B6AC V2 charging limit

To limit my B6AC to charge only 75% capacity of my 6,000mAh LiPo battery, can I simply set it to charge up to 4,500mAh?

Erm I don’t think you can set a capacity limit, although I’m not entirely sure. I think you might just have to stop it when it gets to about 4v per cell

On the B6AC you choose the cell count and capacity, it then delivers the correct voltage and current over a predetermined time. I was just wondering if this was appropriate use of technology.

Well I assume so, I can’t be sure as my b6 didn’t have the choice of capacity

I have only the b6. I can’t choose the capacity only balance charge or normal/fast charge. The problem is that I run into time limit. After 2h the charger stop charging, which is usually about 4.4ah, which means I need to start a new charge cycles to get the full 5ah of my packs. How it works on your, I mean if you discharge your packs you never know how much you really discharge. What if you set 6ah but there was still 500mah left in the pack. It will overcharge the pack?

Still monitors it somehow, the capacity setting is only the upper limit. If I set it to 4,500mAh and there were still 500mAh in the pack, it’ll take it to 4,500mAh or there about. I’ve charged partially drained packs and they stop early.

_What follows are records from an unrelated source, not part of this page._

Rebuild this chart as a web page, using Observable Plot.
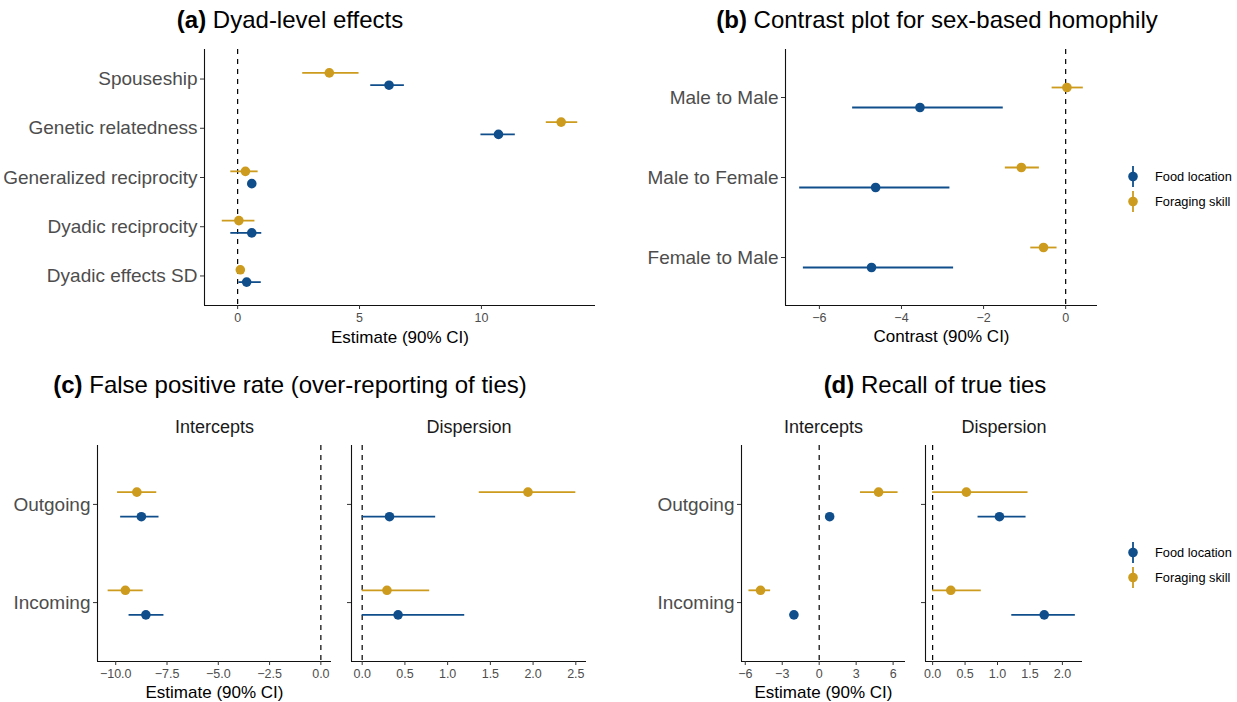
<!DOCTYPE html>
<html><head><meta charset="utf-8">
<script src="https://cdn.jsdelivr.net/npm/d3@7"></script>
<script src="https://cdn.jsdelivr.net/npm/@observablehq/plot@0.6"></script>
<style>
body{margin:0;background:#fff;font-family:"Liberation Sans",Arial,sans-serif;}
#root{position:relative;width:1237px;height:702px;overflow:hidden;background:#fff}
.pane{position:absolute}
.pane svg{overflow:visible;display:block}
.title{position:absolute;font-size:24px;white-space:nowrap;transform:translate(-50%,-50%);color:#000;line-height:1}
.legend{position:absolute;font-size:12.8px;color:#000}
.legend .row{display:flex;align-items:center;height:25px}
.legend svg{margin-right:14px;display:block}
</style></head><body><div id="root"></div>
<script>
const seriesNames = ["Food location", "Foraging skill"];
const seriesColors = ["#104E8B", "#CD9B1D"];

// (a) Dyad-level effects
const catsA = ["Spouseship", "Genetic relatedness", "Generalized reciprocity", "Dyadic reciprocity", "Dyadic effects SD"];
const foodA_est = [6.21, 10.70, 0.58, 0.58, 0.37];
const foodA_lo  = [5.46, 9.98, 0.45, -0.28, 0.05];
const foodA_hi  = [6.84, 11.39, 0.72, 0.99, 0.97];
const skillA_est = [3.76, 13.27, 0.32, 0.05, 0.11];
const skillA_lo  = [2.67, 12.66, -0.28, -0.63, 0.02];
const skillA_hi  = [4.98, 13.95, 0.84, 0.71, 0.20];
const ticksA = [0, 5, 10];

// (b) Contrast plot for sex-based homophily
const catsB = ["Male to Male", "Male to Female", "Female to Male"];
const foodB_est = [-3.55, -4.63, -4.73];
const foodB_lo  = [-5.19, -6.48, -6.39];
const foodB_hi  = [-1.52, -2.82, -2.73];
const skillB_est = [0.03, -1.08, -0.54];
const skillB_lo  = [-0.33, -1.47, -0.85];
const skillB_hi  = [0.43, -0.64, -0.21];
const ticksB = [-6, -4, -2, 0];

// (c) False positive rate
const catsCD = ["Outgoing", "Incoming"];
const foodC1_est = [-8.75, -8.53], foodC1_lo = [-9.76, -9.35], foodC1_hi = [-7.89, -7.65];
const skillC1_est = [-8.97, -9.53], skillC1_lo = [-9.91, -10.37], skillC1_hi = [-8.00, -8.66];
const foodC2_est = [0.32, 0.42], foodC2_lo = [0.0, 0.0], foodC2_hi = [0.86, 1.20];
const skillC2_est = [1.94, 0.29], skillC2_lo = [1.37, 0.0], skillC2_hi = [2.50, 0.79];
const ticksC1 = [-10, -7.5, -5, -2.5, 0];
const ticksC2 = [0, 0.5, 1, 1.5, 2, 2.5];

// (d) Recall of true ties
const foodD1_est = [0.85, -2.05], foodD1_lo = [0.60, -2.35], foodD1_hi = [1.10, -1.75];
const skillD1_est = [4.82, -4.76], skillD1_lo = [3.35, -5.70], skillD1_hi = [6.40, -3.94];
const foodD2_est = [1.03, 1.72], foodD2_lo = [0.70, 1.22], foodD2_hi = [1.44, 2.20];
const skillD2_est = [0.52, 0.28], skillD2_lo = [0.0, 0.0], skillD2_hi = [1.47, 0.75];
const ticksD1 = [-6, -3, 0, 3, 6];
const ticksD2 = [0, 0.5, 1, 1.5, 2];

const panelLabels = ["Intercepts", "Dispersion"];
const xTitleA = "Estimate (90% CI)";
const xTitleB = "Contrast (90% CI)";

const root = document.getElementById("root");

function forest(o) {
  const n = o.cats.length;
  const rows = [];
  o.cats.forEach((c, i) => {
    rows.push({y: i - 0.125, s: seriesNames[1], est: o.skill[0][i], lo: o.skill[1][i], hi: o.skill[2][i]});
    rows.push({y: i + 0.125, s: seriesNames[0], est: o.food[0][i], lo: o.food[1][i], hi: o.food[2][i]});
  });
  const vals = rows.flatMap(r => [r.lo, r.hi, r.est]).concat([0]);
  const mn = d3.min(vals), mx = d3.max(vals), pad = (mx - mn) * 0.05;
  const xd = [mn - pad, mx + pad];
  const yd = [n - 0.4, -0.6];
  const marks = [
    Plot.ruleX([0], {stroke: "#000", strokeWidth: 1.2, strokeDasharray: "5,5"}),
    Plot.ruleY(rows, {y: "y", x1: "lo", x2: "hi", stroke: "s", strokeWidth: 1.8}),
    Plot.dot(rows, {x: "est", y: "y", fill: "s", r: 4.8}),
    Plot.ruleX([xd[0]], {stroke: "#111", strokeWidth: 1.1}),
    Plot.ruleY([yd[0]], {stroke: "#111", strokeWidth: 1.1}),
    Plot.axisX({ticks: o.ticks, tickFormat: o.fmt, tickSize: 4, tickPadding: 4, fontSize: 12.5, fill: "#4D4D4D", stroke: "#333", label: null}),
    Plot.axisY({ticks: d3.range(n), tickFormat: o.yLabels ? (i => o.cats[i]) : (() => ""), tickSize: 4, tickPadding: 3, fontSize: 19, fill: "#4D4D4D", stroke: "#333", label: null})
  ];
  if (o.xLabel) marks.push(Plot.text([o.xLabel], {frameAnchor: "bottom", lineAnchor: "middle", dy: o.xdy, fontSize: 17, fill: "#000"}));
  if (o.strip) marks.push(Plot.text([o.strip], {frameAnchor: "top", lineAnchor: "middle", dy: -18, fontSize: 18, fill: "#1A1A1A"}));
  const svg = Plot.plot({
    width: o.w, height: o.h,
    marginLeft: o.ml, marginRight: o.mr, marginTop: o.mt, marginBottom: o.mb,
    x: {domain: xd}, y: {domain: yd},
    color: {domain: seriesNames, range: seriesColors},
    style: {fontFamily: "Liberation Sans, Arial, sans-serif", background: "transparent", overflow: "visible"},
    marks
  });
  const div = document.createElement("div");
  div.className = "pane";
  div.style.left = o.left + "px";
  div.style.top = o.top + "px";
  div.appendChild(svg);
  root.appendChild(div);
}

function title(x, y, bold, rest) {
  const d = document.createElement("div");
  d.className = "title";
  d.style.left = x + "px"; d.style.top = y + "px";
  const b = document.createElement("b"); b.textContent = bold;
  d.appendChild(b);
  d.appendChild(document.createTextNode(" " + rest));
  root.appendChild(d);
}

function legend(x, y) {
  const d = document.createElement("div");
  d.className = "legend";
  d.style.left = x + "px"; d.style.top = y + "px";
  seriesNames.forEach((name, k) => {
    const row = document.createElement("div");
    row.className = "row";
    const ns = "http://www.w3.org/2000/svg";
    const s = document.createElementNS(ns, "svg");
    s.setAttribute("width", 16); s.setAttribute("height", 25);
    const l = document.createElementNS(ns, "line");
    l.setAttribute("x1", 8); l.setAttribute("x2", 8); l.setAttribute("y1", 2); l.setAttribute("y2", 23);
    l.setAttribute("stroke", seriesColors[k]); l.setAttribute("stroke-width", 1.8);
    const c = document.createElementNS(ns, "circle");
    c.setAttribute("cx", 8); c.setAttribute("cy", 12.5); c.setAttribute("r", 4.8);
    c.setAttribute("fill", seriesColors[k]);
    s.appendChild(l); s.appendChild(c);
    const t = document.createElement("span"); t.textContent = name;
    row.appendChild(s); row.appendChild(t);
    d.appendChild(row);
  });
  root.appendChild(d);
}

// (a)
forest({cats: catsA, food: [foodA_est, foodA_lo, foodA_hi], skill: [skillA_est, skillA_lo, skillA_hi],
  ticks: ticksA, yLabels: true, xLabel: xTitleA, xdy: 32,
  left: 0, top: 40, w: 610, h: 310, ml: 204, mr: 15, mt: 9, mb: 45});
// (b)
forest({cats: catsB, food: [foodB_est, foodB_lo, foodB_hi], skill: [skillB_est, skillB_lo, skillB_hi],
  ticks: ticksB, yLabels: true, xLabel: xTitleB, xdy: 31,
  left: 620, top: 40, w: 490, h: 310, ml: 165, mr: 13, mt: 9, mb: 45});
// (c)
forest({cats: catsCD, food: [foodC1_est, foodC1_lo, foodC1_hi], skill: [skillC1_est, skillC1_lo, skillC1_hi],
  ticks: ticksC1, fmt: d3.format(".1f"), yLabels: true, xLabel: xTitleA, xdy: 31, strip: panelLabels[0],
  left: 0, top: 400, w: 340, h: 302, ml: 97, mr: 9, mt: 45, mb: 41});
forest({cats: catsCD, food: [foodC2_est, foodC2_lo, foodC2_hi], skill: [skillC2_est, skillC2_lo, skillC2_hi],
  ticks: ticksC2, fmt: d3.format(".1f"), yLabels: false, strip: panelLabels[1],
  left: 340, top: 400, w: 260, h: 302, ml: 11, mr: 14, mt: 45, mb: 41});
// (d)
forest({cats: catsCD, food: [foodD1_est, foodD1_lo, foodD1_hi], skill: [skillD1_est, skillD1_lo, skillD1_hi],
  ticks: ticksD1, yLabels: true, xLabel: xTitleA, xdy: 31, strip: panelLabels[0],
  left: 600, top: 400, w: 315, h: 302, ml: 141, mr: 10, mt: 45, mb: 41});
forest({cats: catsCD, food: [foodD2_est, foodD2_lo, foodD2_hi], skill: [skillD2_est, skillD2_lo, skillD2_hi],
  ticks: ticksD2, fmt: d3.format(".1f"), yLabels: false, strip: panelLabels[1],
  left: 915, top: 400, w: 180, h: 302, ml: 10, mr: 13, mt: 45, mb: 41});

title(290, 20, "(a)", "Dyad-level effects");
title(937, 20, "(b)", "Contrast plot for sex-based homophily");
title(290, 385, "(c)", "False positive rate (over-reporting of ties)");
title(935, 385, "(d)", "Recall of true ties");

legend(1125, 163.5);
legend(1125, 539.5);
</script>
</body></html>
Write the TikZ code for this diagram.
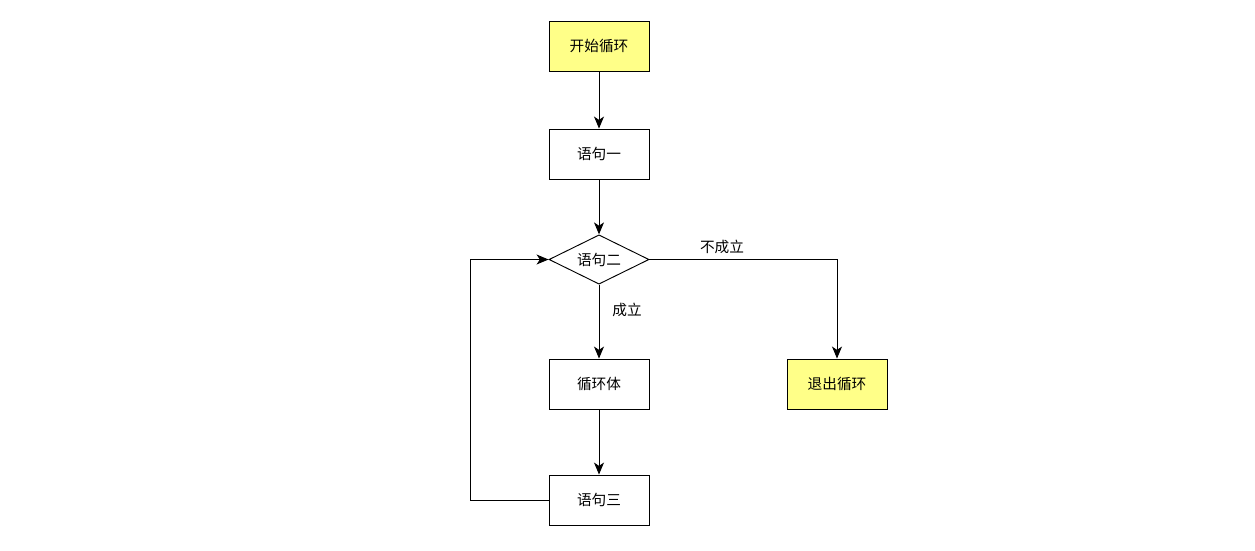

My guess is it monitors the voltage, which would be ideal, because then I could set a voltage cutoff to get to n% of the pack capacity.

You don’t have the option to just balance charge on the b6ac?

I do, and alternate between two charge cycles to one balance cycle. Why?

Just was interested in case i will buy the ac version too one day. So in fact you can charge your packs to 100% just not with the capacity mode right?

You still set the capacity and cell count, and yes I can charge to 100%, but read that doing that will shorten their lifespan, and I should really only be charging to 75%. Hence the reason for this thread.

Ah damn it :see_no_evil:to early in the morning. I read you can’t charge over 75%… The thing is that mine only start balancing when one cell reached 4.2v. Would be interesting if your charger balance to the capacity you set it to charge. I stick to this thread. Hope somebody can answer your question.

You could always flash Chea-Li Charger Firmware to the iMax B6AC and get a lot of settings into it. You might need to calibrate and configure it a lot though… Make sure to backup the flash and the EEPROM before flashing the new firmware.

@murloc992 thats some good stuff. Have u tried the custom firmware and how did u find about it anyways?

I think u just showed a 2nd chance for my 8s charger which is busted and shows Input Voltage too low, even if i attach 19v power supply

I have it on my charger and it’s very nice. Just the calibration is kind of fiddly and requires some time and very accurate multimeter. :slight_smile:

Thanks, but if I can wing it, or the standard capabilities of the charger can work, I’m not modifying anything.

Should I be concerned? This was after charging partially drained batteries. How would I tell whether I was losing capacity?


So I forgot to put my LiPos on a storage charge before going on holiday, and now they only charge 1500mAh or thereabouts. Is there a way to repair/restore LiPos? Any help appreciated.

up to which voltage you can charge them?

Did a bit of research on restoring LiPos, and found this advice.

[quote=“KyleB198”]With due respect, you are wrong and this is a dangerous thing you’re recommending.

The problem with an over-discharged LiPo cell is not because the internal resistance rises… it’s because once the battery is completely depleted, the lithium metal starts to plate out on the anode. This causes dendrite structures to form, which can puncture the separator, causing an internal short-circuit.

Even if you successfully give a ‘dead’ LiPo a charge, that dendrite remains. You don’t remove the hazard.

A battery with a proper embedded protection circuit will have lock-out for voltages under 2.5V, in other words, it won’t take a charge no matter WHAT you do to the battery (except maybe dismantle it). In the hobby world, these circuits generally aren’t provided because they add weight & cost.

There’s a reason a properly designed battery charger will refuse to charge an over-discharged cell. It’s not just because they wanna sell you more batteries.[/quote]

Based on that I bought 4x new Graphene 4S 5,000mAh batteries at 35% discount (combination sale and voucher) today.

So wired up it’s 8S 10,000mAh instead of the 6,000mAh I had before at only $40 more than the original cost.